To date, there have been no reported cases of Internet surveillance, and there is no legal framework that directly addresses surveillance. It is, however, widely known that the State Security Service carries out surveillance of the media and takes action in response to content the government considers inappropriate.22 In June 2009, the government announced a USD5 million plan to support government-friendly web sites and prevent government-critical web sites from influencing Nigerian public opinion.23 Approximately 50 “patriotic” web sites are scheduled to be launched before the 2011 elections.

The recent announcement by government that all mobile phone service providers should register all SIM card owners and subsequent suggestions that service providers would be required to retain user data have not been challenged by any private party. At the moment, there are no court cases or decisions related to Internet surveillance.

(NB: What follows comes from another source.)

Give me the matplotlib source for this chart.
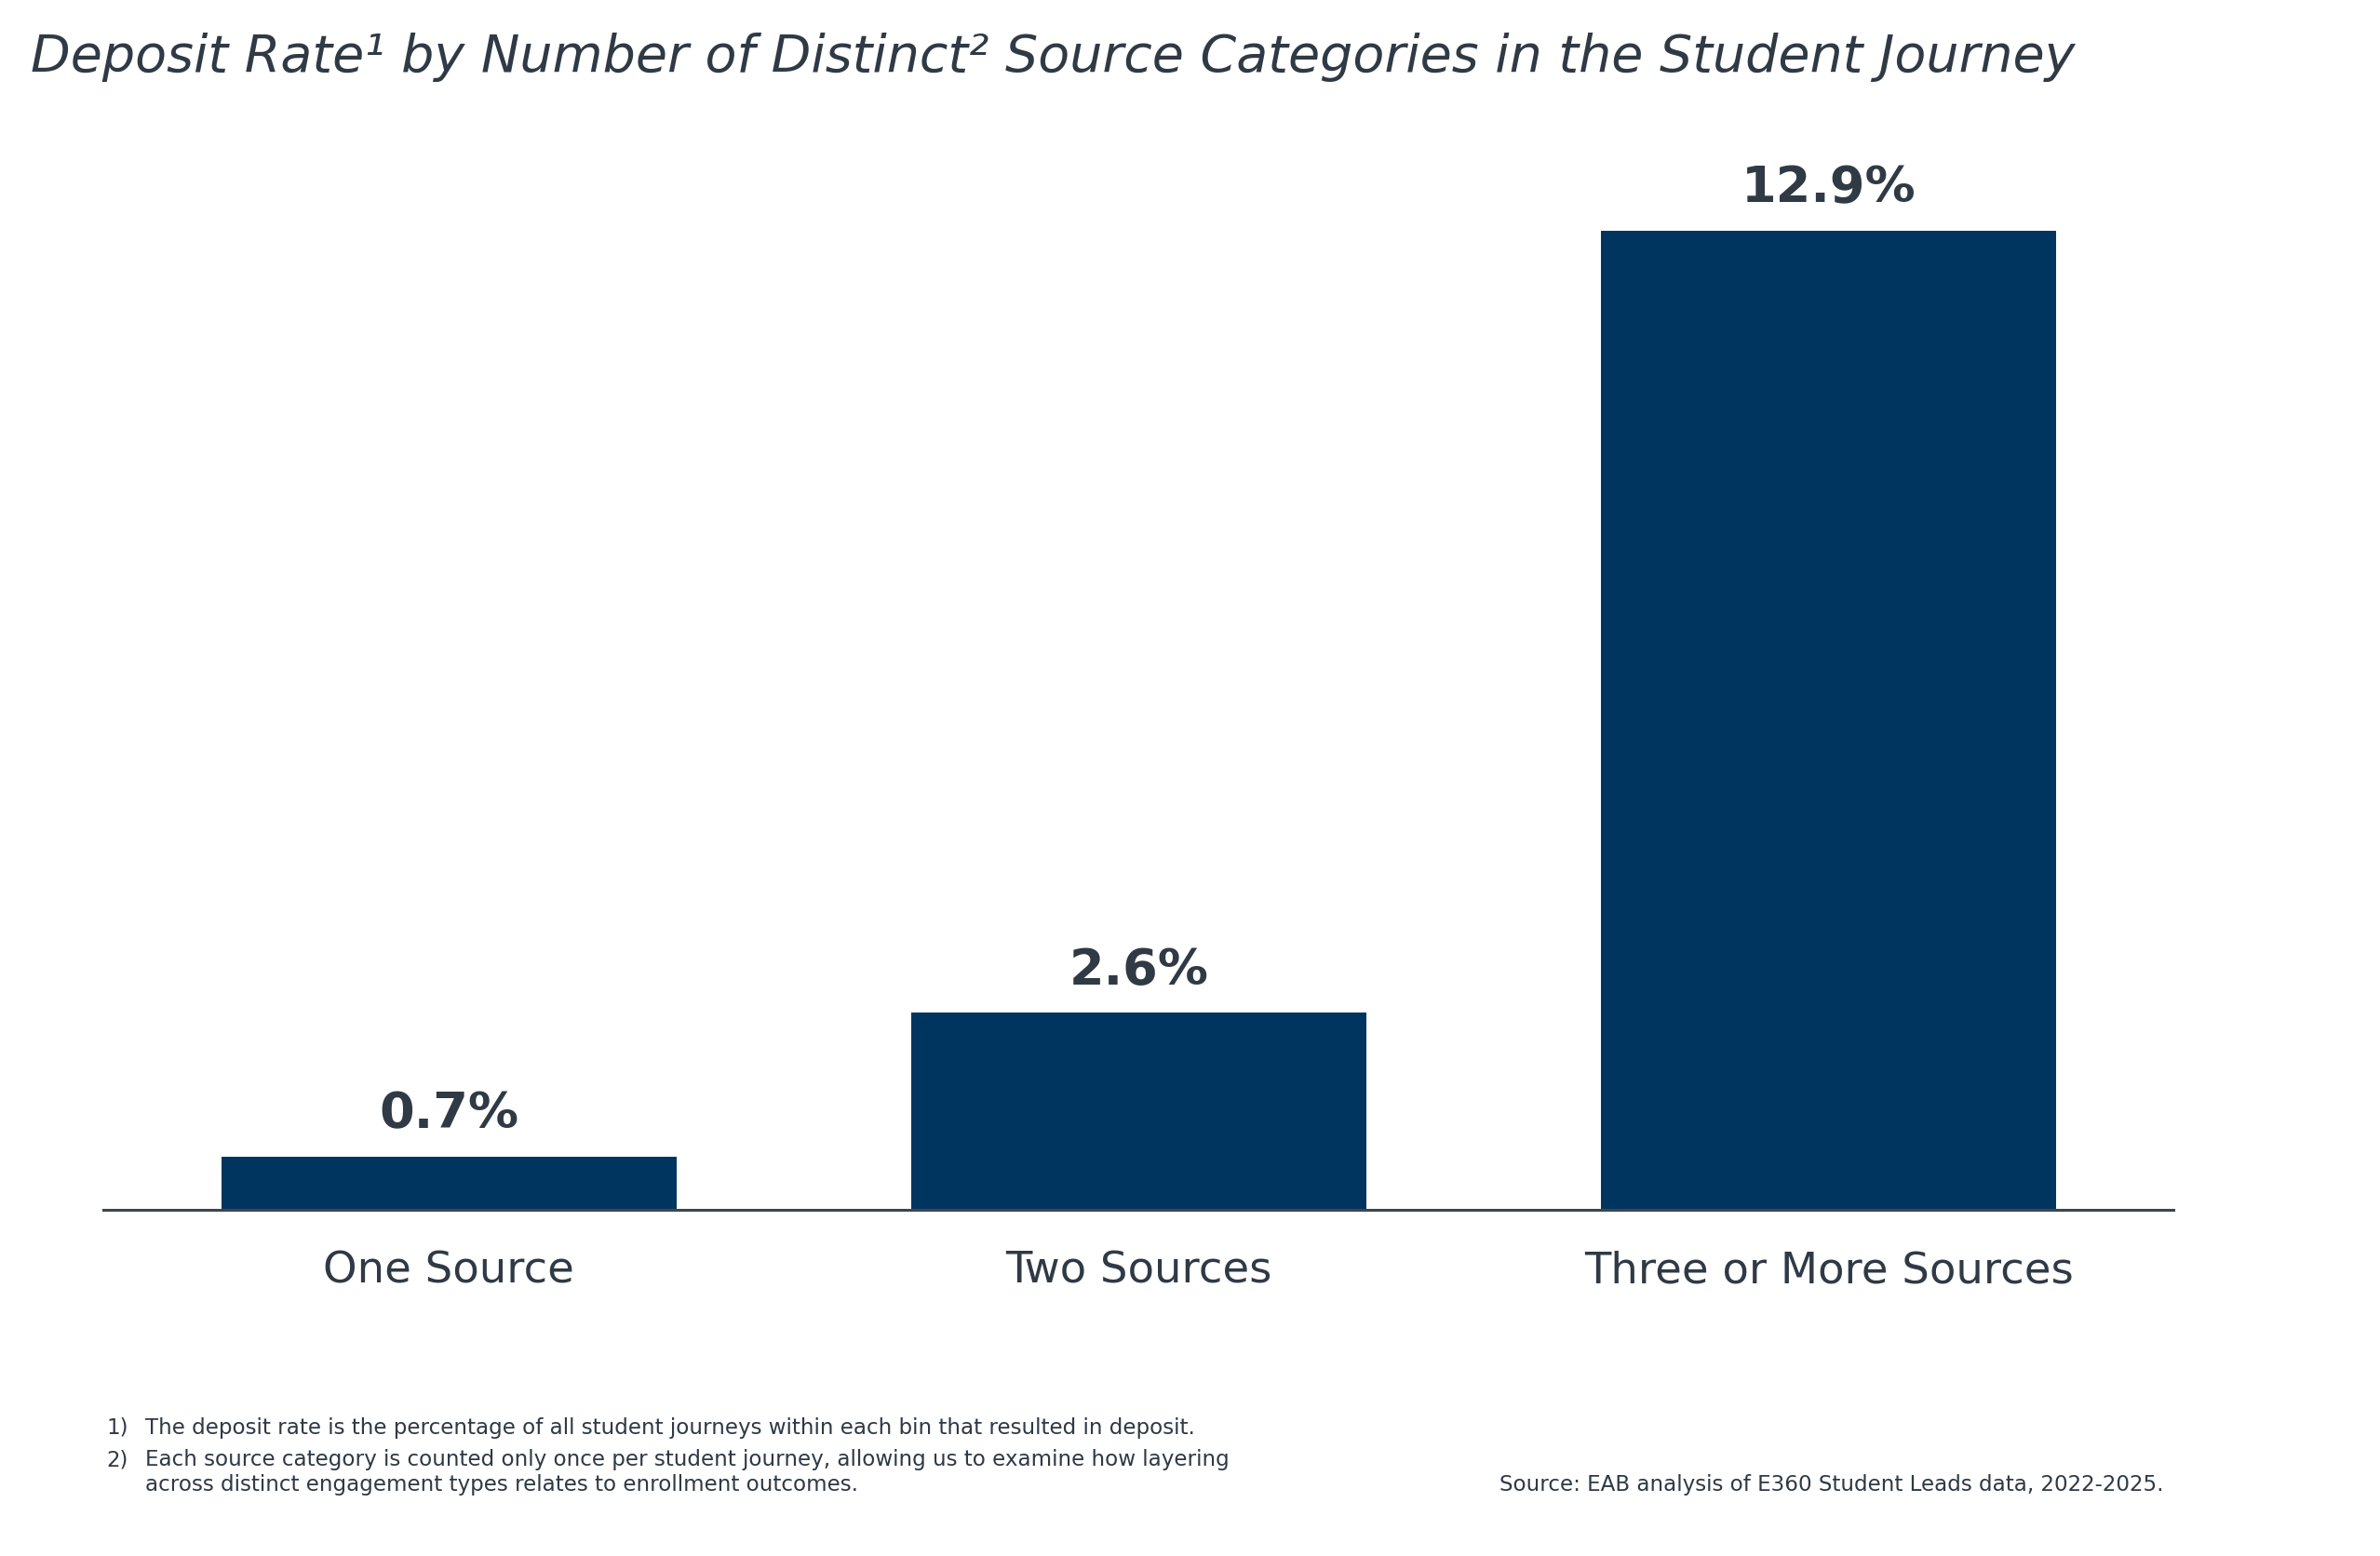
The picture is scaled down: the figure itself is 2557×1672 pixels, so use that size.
import matplotlib
matplotlib.use("Agg")
import matplotlib.pyplot as plt

categories = ["One Source", "Two Sources", "Three or More Sources"]
deposit_rate = [0.7, 2.6, 12.9]
value_labels = ["0.7%", "2.6%", "12.9%"]

title = "Deposit Rate\u00b9 by Number of Distinct\u00b2 Source Categories in the Student Journey"
footnote1 = "The deposit rate is the percentage of all student journeys within each bin that resulted in deposit."
footnote2a = "Each source category is counted only once per student journey, allowing us to examine how layering"
footnote2b = "across distinct engagement types relates to enrollment outcomes."
source = "Source: EAB analysis of E360 Student Leads data, 2022-2025."

BAR = "#00355f"
TXT = "#2f3a45"

plt.rcParams['font.family'] = ['DejaVu Sans']

fig = plt.figure(figsize=(25.57, 16.72), dpi=100)
ax = fig.add_axes([0.0436, 0.2224, 0.9133 - 0.0436, 0.6776])

x = list(range(len(categories)))
ax.bar(x, deposit_rate, width=0.66, color=BAR, zorder=2)
ax.set_xlim(-0.5, 2.5)
ax.set_ylim(0, 13.89)
for xi, v, lab in zip(x, deposit_rate, value_labels):
    ax.annotate(lab, (xi, v), xytext=(0, 14), textcoords="offset points",
                ha="center", va="bottom", fontsize=39, fontweight="bold", color=TXT)

ax.set_xticks(x)
ax.set_xticklabels(categories, fontsize=33.5, color=TXT)
ax.tick_params(axis="x", length=0, pad=31)
ax.set_yticks([])
for s in ["top", "right", "left"]:
    ax.spines[s].set_visible(False)
ax.spines["bottom"].set_color("#3d4650")
ax.spines["bottom"].set_linewidth(2.2)

fig.text(0.0128, 0.954, title, fontsize=40, style="italic", color=TXT, va="baseline", ha="left")

fs = 16.6
fig.text(0.0446, 0.0785, "1)", fontsize=fs, color=TXT, va="baseline")
fig.text(0.0612, 0.0785, footnote1, fontsize=fs, color=TXT, va="baseline")
fig.text(0.0446, 0.058, "2)", fontsize=fs, color=TXT, va="baseline")
fig.text(0.0612, 0.058, footnote2a, fontsize=fs, color=TXT, va="baseline")
fig.text(0.0612, 0.042, footnote2b, fontsize=fs, color=TXT, va="baseline")
fig.text(0.909, 0.042, source, fontsize=fs, color=TXT, va="baseline", ha="right")

fig.savefig("out.png", dpi=100, facecolor="white")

Some Internet cafés monitor the use of their terminals to ensure that cybercrime is not being carried out, as many cafés have been blacklisted by ISPs in the past for enabling cybercrime. In 2008 Nigerian authorities began conducting raids on Internet cafés from which suspected scammers operate, arresting over 130 people throughout the country on cybercrimes charges.24

ONI Testing Results

ONI conducted testing in January 2009 on six ISPs in Nigeria: VGC Communication, Nigerian Limited Communications, Swift Networks, Starcomms, Multi-Links Telecommunications and Direct On PC. Testing revealed no evidence of filtering. These results concur with testing conducted near the 2007 elections, during which ONI concluded that no filtering occurred.25 Though some Internet users in Nigeria suspect that the government may be monitoring the Internet for cybercrime incidents through the Economic and Financial Crimes commission, ONI has found no evidence of this.


The Nigerian government appears to be primarily concerned with fighting cybercrime, and not with regulating online content.